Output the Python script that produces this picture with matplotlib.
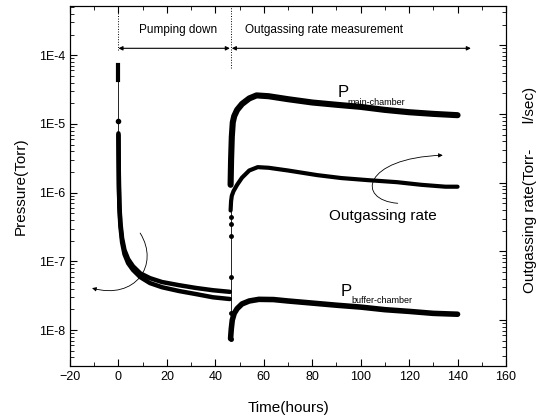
import numpy as np
import matplotlib
matplotlib.use('Agg')
import matplotlib.pyplot as plt
from matplotlib.ticker import MultipleLocator, LogLocator, NullFormatter
from matplotlib.patches import FancyArrowPatch
from matplotlib.path import Path

plt.rcParams['font.family'] = ['Liberation Sans', 'DejaVu Sans']

# pumping down (hours, Torr)
pump_t = [0, 0.1, 0.2, 0.4, 0.8, 1.5, 2.5, 4, 6, 9, 13, 18, 25, 32, 39, 46]
pump_main = [7.3e-6, 2.97e-6, 1.29e-6, 6.6e-7, 3.7e-7, 2.18e-7, 1.46e-7, 1.08e-7,
             8.5e-8, 6.7e-8, 5.7e-8, 5.0e-8, 4.5e-8, 4.1e-8, 3.8e-8, 3.6e-8]
pump_buffer = [6.9e-6, 2.69e-6, 1.16e-6, 5.95e-7, 3.26e-7, 1.9e-7, 1.27e-7, 9.4e-8,
               7.5e-8, 5.9e-8, 4.83e-8, 4.2e-8, 3.7e-8, 3.34e-8, 3.0e-8, 2.83e-8]
start_p = [7.1e-5, 4.3e-5]          # first readings at t=0
start_gap = [4.3e-5, 1.1e-5, 7.3e-6]

# outgassing rate measurement
main_t = [46.3, 46.5, 46.8, 47.2, 47.8, 49, 51, 54, 57, 62, 70, 80, 90, 100, 110, 120, 130, 140]
main_p = [1.3e-6, 3e-6, 6.5e-6, 1.05e-5, 1.3e-5, 1.6e-5, 1.95e-5, 2.35e-5, 2.6e-5, 2.53e-5,
          2.29e-5, 2.05e-5, 1.9e-5, 1.77e-5, 1.6e-5, 1.48e-5, 1.4e-5, 1.34e-5]
rate_t = [46.3, 46.5, 46.8, 47.5, 49, 51, 54, 57.5, 62, 70, 82, 92, 103, 115, 125, 135, 140]
rate_q = [5.5e-7, 7.5e-7, 9e-7, 1.05e-6, 1.3e-6, 1.65e-6, 2.1e-6, 2.35e-6, 2.3e-6, 2.1e-6,
          1.8e-6, 1.63e-6, 1.52e-6, 1.42e-6, 1.3e-6, 1.22e-6, 1.22e-6]
buf_t = [46.3, 46.4, 46.6, 47, 47.8, 49, 51, 54, 58, 64, 70, 80, 90, 100, 110, 120, 130, 140]
buf_p = [7.5e-9, 8.5e-9, 1.05e-8, 1.4e-8, 1.75e-8, 2.05e-8, 2.4e-8, 2.65e-8, 2.8e-8, 2.78e-8,
         2.65e-8, 2.47e-8, 2.3e-8, 2.16e-8, 1.98e-8, 1.87e-8, 1.75e-8, 1.7e-8]
switch_t = 46.3
switch_p = [6e-7, 4.4e-7, 3.5e-7, 2.3e-7, 5.9e-8, 1.75e-8, 7.5e-9]

fig = plt.figure(figsize=(5.45, 4.2), dpi=100)
ax = fig.add_axes([70/545, 1-366/420, 436/545, 360/420])

ax.plot([0, 0], start_p, 'k-', lw=3)
ax.plot([0]*3, start_gap, 'k-', lw=0.6)
ax.plot([0], [start_gap[1]], 'ko', ms=3)
ax.plot(pump_t, pump_main, 'k-', lw=3.2, solid_capstyle='round')
ax.plot(pump_t, pump_buffer, 'k-', lw=3.2, solid_capstyle='round')

ax.plot([switch_t]*len(switch_p), switch_p, 'k-', lw=0.6)
ax.plot([switch_t]*(len(switch_p)-1), switch_p[1:], 'ko', ms=2.5)
ax.plot(main_t, main_p, 'k-', lw=4.4, solid_capstyle='round')
ax.plot(rate_t, rate_q, 'k-', lw=3, solid_capstyle='round')
ax.plot(buf_t, buf_p, 'k-', lw=4, solid_capstyle='round')

ax.set_yscale('log')
ax.set_xlim(-20, 160)
ax.set_ylim(3e-9, 5.2e-4)
ax.set_yticks([1e-8, 1e-7, 1e-6, 1e-5, 1e-4])
ax.set_yticklabels(['1E-8', '1E-7', '1E-6', '1E-5', '1E-4'])
ax.yaxis.set_minor_locator(LogLocator(subs=np.arange(2, 10)))
ax.yaxis.set_minor_formatter(NullFormatter())
ax.xaxis.set_major_locator(MultipleLocator(20))
ax.xaxis.set_minor_locator(MultipleLocator(10))
ax.tick_params(which='both', direction='in', top=True, right=False, labelsize=9)
ax.tick_params(which='major', length=5)
ax.tick_params(which='minor', length=3)

ax2 = ax.twinx()
ax2.set_yscale('log')
ax2.set_ylim(3e-9 / 10**0.145, 5.2e-4 / 10**0.145)
ax2.yaxis.set_minor_locator(LogLocator(subs=np.arange(2, 10)))
ax2.yaxis.set_major_formatter(NullFormatter())
ax2.yaxis.set_minor_formatter(NullFormatter())
ax2.tick_params(which='both', direction='in')
ax2.tick_params(which='major', length=5)
ax2.tick_params(which='minor', length=3)

ax.set_xlabel('Time(hours)', fontsize=11, labelpad=13)
ax.set_ylabel('Pressure(Torr)', fontsize=11, labelpad=8)
fig.text(530/545, 1-190/420, 'Outgassing rate(Torr-      l/sec)', rotation=90,
         fontsize=11, ha='center', va='center')

# stage markers
ax.plot([0, 0], [1.18e-4, 5.2e-4], 'k:', lw=0.7)
ax.plot([switch_t, switch_t], [6.5e-5, 5.2e-4], 'k:', lw=0.7)
ax.annotate('', xy=(0, 1.26e-4), xytext=(switch_t - 0.3, 1.26e-4),
            arrowprops=dict(arrowstyle='<|-|>', lw=0.8, color='k', mutation_scale=6,
                            shrinkA=0, shrinkB=0))
ax.annotate('', xy=(switch_t + 0.5, 1.26e-4), xytext=(145.5, 1.26e-4),
            arrowprops=dict(arrowstyle='<|-|>', lw=0.8, color='k', mutation_scale=6,
                            shrinkA=0, shrinkB=0))
ax.text(24.7, 2.3e-4, 'Pumping down', fontsize=8.5, ha='center', va='center')
ax.text(52.4, 2.3e-4, 'Outgassing rate measurement', fontsize=8.5, ha='left', va='center')

# curve labels
ax.text(90.5, 2.45e-5, 'P', fontsize=12, ha='left', va='baseline')
ax.text(94.6, 1.87e-5, 'main-chamber', fontsize=6.5, ha='left', va='baseline')
ax.text(91.7, 3.13e-8, 'P', fontsize=12, ha='left', va='baseline')
ax.text(96.0, 2.47e-8, 'buffer-chamber', fontsize=6.5, ha='left', va='baseline')
ax.text(109, 3.98e-7, 'Outgassing rate', fontsize=11, ha='center', va='baseline')

# curved pointers
codes = [Path.MOVETO, Path.CURVE4, Path.CURVE4, Path.CURVE4]
p1 = Path([(115.3, 7.0e-7), (97.9, 7.8e-7), (100.8, 3.2e-6), (133.9, 3.5e-6)], codes)
p2 = Path([(8.96, 2.58e-7), (17.2, 8.8e-8), (6.9, 2.73e-8), (-10.9, 4.08e-8)], codes)
for p in (p1, p2):
    ax.add_patch(FancyArrowPatch(path=p, arrowstyle='-|>', mutation_scale=6, lw=0.6,
                                 color='k', transform=ax.transData))

fig.savefig('out.png', dpi=100)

*EXERCISE GOAL:*
Lines containing the string "matplotlib" are to be selected and copied.

*WRITTEN SOLUTION:*
Output the Python script that produces this picture with matplotlib.
import matplotlib
matplotlib.use('Agg')
import matplotlib.pyplot as plt
from matplotlib.ticker import MultipleLocator, LogLocator, NullFormatter
from matplotlib.patches import FancyArrowPatch
from matplotlib.path import Path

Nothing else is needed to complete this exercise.